ところが、大人になって実際に購入すると、その美しさや絶妙な雰囲気にすっかり虜になってしまう。
どこまでもエラそうな話で、自分で書いていても恥ずかしくなるが、しみじみと「うん、いいね」と呟くことがいまだに多い。
外から見た姿はもちろん、ふと信号待ちで内装に目をやる時も、なにより、ウインドウにクルマが映り込んだときなどは、いつでもハッとさせられる。
パッと見は普通。でも、よく見るとなにか違う。
普段着のセンスが良いというか、なんでもないことが、少しだけハイセンスな感じ?
ちょっと陳腐な表現しか浮かんでこないが、とにかく、日常という自分を取り巻く環境に、チョッピリどころか、結構大きな味わいの変化をもたらしてくれているのは間違いない。
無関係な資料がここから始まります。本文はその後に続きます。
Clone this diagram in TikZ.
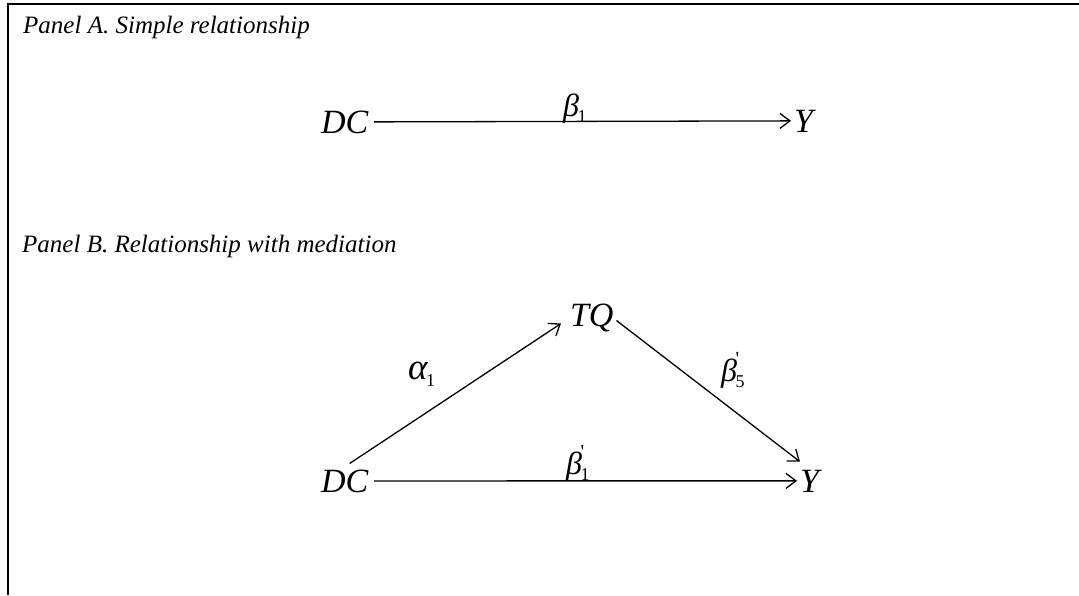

いわずもがなのFIATパンダはもちろん、今回のオートモビルカウンシルにはでていなかったが、デルタのノッチバックセダンであるプリズマなども、街なかや自然、町屋造りから高層ビル群の谷間まで、どこにおいても絵になる。
(ゴルフや117クーペもいいですけど、やっぱりホームのクルマたちは違うと思いますw)
二玄社時代の大先輩が、「イタリアの大衆車はチープだけどみすぼらしくないだよなあ」と、よく呟いていたが、その通り。
安いが安っぽくない。
つまり、日々の心が荒むことがない。
↑トークショーに登場したジュリア段付きに至るデザインのもととなったアルファ・ロメオ2600GT
これってイタ飯そのものだなあと納得したものです。
とにかくウマい。
楽しい、会話が弾む。
そんなクルマを作っちゃえるジウジアーロ先生。やっぱり、まごうことなき巨匠です。
マエストロ。はるか遠くまで足を運んでくださり、本当にありがとうございました!